Information gain AI
We have 7 learn examples. 3 positive and 4 negative. Observed attribute A can have 2 values: V1 and V2. All learn examples where A = V1 are positive learn examples. When A = V2 we have just one positive learn example. What is the information gain for attribute A?
I was calculating this with formulas from wikipedia. And I get log2(0) * 0. Which is not defined.
Entropy for a class is $\displaystyle \frac{3}{7}\log(\frac{3}{7}) + \frac{4}{7}\log(\frac{4}{7})$
Is this also incorrect?
Can someone explain this number by number. Thank you for your help.

Re: Information gain AI
Hey Nforce.
The log_a(0)*0 term is equal to 0 for any appropriate value of a.
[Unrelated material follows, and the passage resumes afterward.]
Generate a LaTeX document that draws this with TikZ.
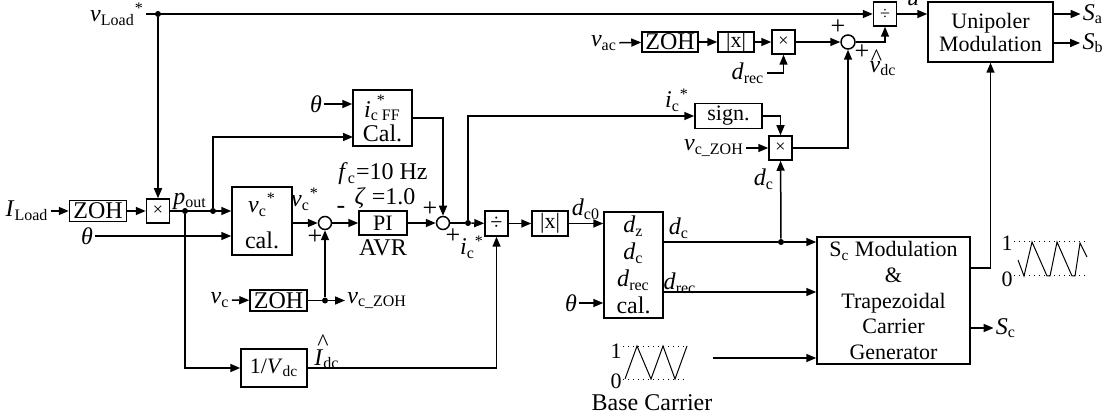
\documentclass[tikz,border=0pt]{standalone}
\usepackage{fontspec}
\setmainfont{Liberation Serif}
\usetikzlibrary{positioning,arrows.meta,calc}

\newcommand{\sub}[1]{\textsubscript{#1}}
\newcommand{\starsup}{\textsuperscript{*}}
\newcommand{\hatsym}[2]{\leavevmode\rlap{\hspace{#2}\raisebox{#1}{\^{}}}}

\begin{document}
\begin{tikzpicture}[
  x=0.5pt, y=-0.5pt,
  every node/.style={font=\fontsize{11}{13}\selectfont},
  blk/.style={draw, line width=0.75pt, inner sep=0pt, align=center},
  mulbox/.style={draw, line width=0.75pt, minimum width=11.5pt, minimum height=12pt, inner sep=0pt, font=\fontsize{9}{9}\selectfont},
  sumj/.style={circle, draw, line width=0.75pt, minimum size=6.5pt, inner sep=0pt},
  jdot/.style={circle, fill, minimum size=3pt, inner sep=0pt},
  lbl/.style={inner sep=1pt, font=\fontsize{12}{13}\selectfont},
  sgn/.style={inner sep=0pt, font=\fontsize{13}{13}\selectfont},
  sig/.style={-{Triangle[length=5pt,width=4pt]}, line width=0.75pt},
  wire/.style={line width=0.75pt},
  wave/.style={line width=0.5pt},
  grid/.style={dotted, line width=0.5pt}
]
  \useasboundingbox (0,0) rectangle (1111,416);

  % Load side
  \node[lbl] (vload) at (117,14) {\textit{v}\sub{Load}\starsup};
  \node[jdot] (vdot) at (158,14) {};
  \node[lbl] (iload) at (27,211) {\textit{I}\sub{Load}};
  \node[blk, minimum width=28.5pt, minimum height=10.5pt, font=\fontsize{12}{12}\selectfont] (zoh1) at (98,211) {ZOH};
  \node[mulbox] (mul1) at (158,211) {×};
  \node[lbl] (pout) at (190,201) {\textit{p}\sub{out}};
  \node[jdot] (pd1) at (185,211) {};
  \node[jdot] (pd2) at (213,211) {};
  \node[lbl] (th1) at (87,236) {\textit{θ}};
  \node[blk, minimum width=30pt, minimum height=34pt, font=\fontsize{12}{18}\selectfont] (vcal) at (262,221) {\textit{v}\sub{c}\starsup\\cal.};

  % Feed-forward
  \node[lbl] (th0) at (316,104) {\textit{θ}};
  \node[blk, minimum width=29.5pt, minimum height=28pt, font=\fontsize{12}{12}\selectfont] (icff) at (382.5,118) {\textit{i}\rlap{\raisebox{0.3ex}{\kern0.25em\textsuperscript{*}}}\sub{c FF}\\Cal.};
  \coordinate (ffin) at (353,137);

  % Voltage loop
  \node[sumj] (sum2) at (325,223) {};
  \node[lbl] (vcs) at (305,199) {\textit{v}\sub{c}\starsup};
  \node[sgn] at (341,210) {-};
  \node[sgn] at (315,237) {+};
  \node[blk, minimum width=24pt, minimum height=12pt] (pi) at (383,223) {PI};
  \node[lbl] at (383,174) {\textit{f}\sub{c}=10 Hz};
  \node[lbl] at (385,198) {\textit{ζ} =1.0};
  \node[lbl] at (383,248) {AVR};
  \node[lbl] (vc) at (220,300) {\textit{v}\sub{c}};
  \node[blk, minimum width=28.5pt, minimum height=10.5pt, font=\fontsize{12}{12}\selectfont] (zoh2) at (278.5,300.5) {ZOH};
  \node[jdot] (vzd) at (325,300.5) {};
  \node[lbl, anchor=west] (vczoh1) at (345,300.5) {\textit{v}\sub{c\_ZOH}};
  \node[blk, minimum width=33pt, minimum height=19pt] (vdc) at (274,368) {1/\textit{V}\sub{dc}};
  \node[lbl] at (327,352) {\hatsym{1.3ex}{0.12em}\textit{I}\sub{dc}};

  % Current reference
  \node[sumj] (sum1) at (443,223) {};
  \node[sgn] at (430,209) {+};
  \node[sgn] at (453,236) {+};
  \node[jdot] (idot) at (468,223) {};
  \node[lbl] at (472,247) {\textit{i}\sub{c}\starsup};
  \node[blk, minimum width=11.5pt, minimum height=12.5pt] (div2) at (496.5,223.5) {÷};
  \node[blk, minimum width=18pt, minimum height=12.5pt] (absx2) at (550,223.5) {|x|};
  \node[lbl] at (586,209) {\textit{d}\sub{c0}};

  % Duty calculation
  \node[blk, minimum width=29.5pt, minimum height=53pt, font=\fontsize{12}{13.5}\selectfont] (dbox) at (633.5,265) {\textit{d}\sub{z}\\\textit{d}\sub{c}\\\textit{d}\sub{rec}\\cal.};
  \node[lbl] (th2) at (571,303) {\textit{θ}};
  \coordinate (dcout) at (663,242);
  \coordinate (drout) at (663,292);
  \node[lbl] at (679,228) {\textit{d}\sub{c}};
  \node[lbl] at (680,283) {\textit{d}\sub{rec}};
  \node[jdot] (ddot) at (781,242) {};

  % Sign path
  \node[lbl] at (677,100) {\textit{i}\sub{c}\starsup};
  \node[blk, minimum width=33.5pt, minimum height=12.5pt] (sign) at (728.5,116) {sign.};
  \node[lbl] (vczoh2) at (714,148) {\textit{v}\sub{c\_ZOH}};
  \node[mulbox] (mul3) at (780.5,148) {×};
  \node[lbl] at (764,179) {\textit{d}\sub{c}};

  % dc voltage estimate
  \node[lbl] (vac) at (604,43) {\textit{v}\sub{ac}};
  \node[blk, minimum width=28pt, minimum height=10pt, font=\fontsize{12}{12}\selectfont] (zoh3) at (670,42) {ZOH};
  \node[blk, minimum width=18pt, minimum height=10pt] (absx1) at (736,42) {|x|};
  \node[mulbox] (mul2) at (783.5,42) {×};
  \node[lbl] (drec2) at (748,73) {\textit{d}\sub{rec}};
  \node[sumj, minimum size=7pt] (sum3) at (848,42) {};
  \node[sgn] at (838,27) {+};
  \node[sgn] at (862,52) {+};
  \node[lbl] at (883,63) {\hatsym{0.55ex}{0.05em}\textit{v}\sub{dc}};
  \node[mulbox] (div1) at (885,14) {÷};
  \node[lbl] at (913,0) {\textit{u}};

  % Modulators
  \node[blk, minimum width=62.5pt, minimum height=30pt, font=\fontsize{11}{11.5}\selectfont] (unip) at (990.5,32) {Unipoler\\Modulation};
  \node[lbl] (sa) at (1093,14) {\textit{S}\sub{a}};
  \node[lbl] (sb) at (1093,43) {\textit{S}\sub{b}};
  \node[blk, minimum width=76.5pt, minimum height=63.5pt, font=\fontsize{11}{12.8}\selectfont] (scmod) at (893.5,300.5) {S\sub{c} Modulation\\\&\\Trapezoidal\\Carrier\\Generator};
  \node[lbl] (sc) at (1006,328) {\textit{S}\sub{c}};
  \coordinate (scup) at (970,268);

  % Carriers
  \node[inner sep=0pt] at (1007,243) {1};
  \node[inner sep=0pt] at (1007,279) {0};
  \draw[grid] (1014,242) -- (1088,242);
  \draw[grid] (1014,276) -- (1088,276);
  \draw[wave] (1018,260) -- (1024,276) -- (1032,242) -- (1047,276) -- (1050,276) -- (1057,242) -- (1072,276) -- (1075,276) -- (1080,243) -- (1087,257);
  \node[inner sep=0pt] at (616,351) {1};
  \node[inner sep=0pt] at (616,381) {0};
  \draw[grid] (623,346) -- (686,346);
  \draw[grid] (623,379) -- (686,379);
  \draw[wave] (625,379) -- (637,346) -- (651,379) -- (663,346) -- (675,379) -- (687,346);
  \node[lbl] at (652,403) {Base Carrier};
  \coordinate (bcout) at (713,358);

  % Connections
  \draw[sig] (vload) -- (div1);
  \draw[sig] (vdot) -- (mul1);
  \draw[sig] (iload) -- (zoh1);
  \draw[sig] (zoh1) -- (mul1);
  \draw[sig] (mul1) -- (mul1 -| vcal.west);
  \draw[sig] (pd2) |- (ffin);
  \draw[sig] (th1) -- (th1 -| vcal.west);
  \draw[sig] (th0) -- (th0 -| icff.west);
  \draw[sig] (vcal.east |- sum2) -- (sum2);
  \draw[sig] (sum2) -- (pi);
  \draw[sig] (vc) -- (zoh2);
  \draw[wire] (zoh2) -- (vzd);
  \draw[sig] (vzd) -- (vczoh1);
  \draw[sig] (vzd) -- (sum2);
  \draw[sig] (pd1) |- (vdc);
  \draw[sig] (vdc) -| (div2);
  \draw[sig] (pi) -- (sum1);
  \draw[sig] (icff) -| (sum1);
  \draw[wire] (sum1) -- (idot);
  \draw[sig] (idot) -- (div2);
  \draw[sig] (idot) |- (sign);
  \draw[sig] (div2) -- (absx2);
  \draw[sig] (absx2) -- (absx2 -| dbox.west);
  \draw[sig] (th2) -- (th2 -| dbox.west);
  \draw[wire] (dcout) -- (ddot);
  \draw[sig] (ddot) -- (ddot -| scmod.west);
  \draw[sig] (ddot) -- (mul3);
  \draw[sig] (drout) -- (drout -| scmod.west);
  \draw[sig] (bcout) -- (bcout -| scmod.west);
  \draw[sig] (sign) -| (mul3);
  \draw[sig] (vczoh2) -- (mul3);
  \draw[sig] (mul3) -| (sum3);
  \draw[sig] (vac) -- (zoh3);
  \draw[sig] (zoh3) -- (absx1);
  \draw[sig] (absx1) -- (mul2);
  \draw[sig] (drec2) -| (mul2);
  \draw[sig] (mul2) -- (sum3);
  \draw[sig] (sum3) -| (div1);
  \draw[sig] (div1) -- (div1 -| unip.west);
  \draw[sig] (unip.east |- sa) -- (sa);
  \draw[sig] (unip.east |- sb) -- (sb);
  \draw[sig] (scup) -| (unip);
  \draw[sig] (scmod.east |- sc) -- (sc);
\end{tikzpicture}
\end{document}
Is this part of a data mining course (or similar) or part of a theoretical course for information theory and statistics?

Re: Information gain AI
It's for data mining course (Machine learning). Do you understand this? Because we didn't make any examples and I don't really know if I am doing right.

Re: Information gain AI
In terms of information gain, the idea entropy wise is to get a lower entropy (which corresponds to an increase in being able to model and predict the outcomes).
What kind of probabilities are you dealing with? Are they conditional probabilities? (Are you getting information gain based on conditional probabilities and updates)?
If you have specific formulae I can decipher what is going on for you.

Re: Information gain AI
http://i.imgur.com/bPdG5Lh.png
$\displaystyle n$ is number of learn examples
$\displaystyle n_k$ is number of learn examples from class $\displaystyle r_k$
$\displaystyle n_.j$ is number of learn examples with jvalue of attribute $\displaystyle A_i$
$\displaystyle n_kj$ is number of learn examples from class $\displaystyle r_k$ and with jvalue.

Re: Information gain AI
This formulae looks at what is called mutual information. This is a measure of how much information two random variables share. The higher the value is, the more the values have in common. The wiki entry does a good job of explaining this:
Mutual information  Wikipedia, the free encyclopedia
Basically the higher the value, the better the ability of one variable to explain another (i.e. they are more dependent on each other as opposed to independent).
From a data mining perspective, you are finding out relationships between variables. By doing this you eliminate all sorts of redundancy and find the minimum set of independent variables that contributes to the variation explained by the data. Once you have a good idea of these variables then you can interpret what is going on in the context of your data.
Basically the formulas just use the statistical attributes of the data (you plug these into the formula). You interpret the value based on how similar random variables are in terms of their information relationship, and based on the value, you conclude whether they are highly dependent or highly independent.

Re: Information gain AI
So $\displaystyle H_R = (\frac{3}{7}\log(\frac{3}{7}) + \frac{4}{7}\log(\frac{4}{7}))$
Is this correct? Where do we consider that attribute A has 2 values V1, and V2.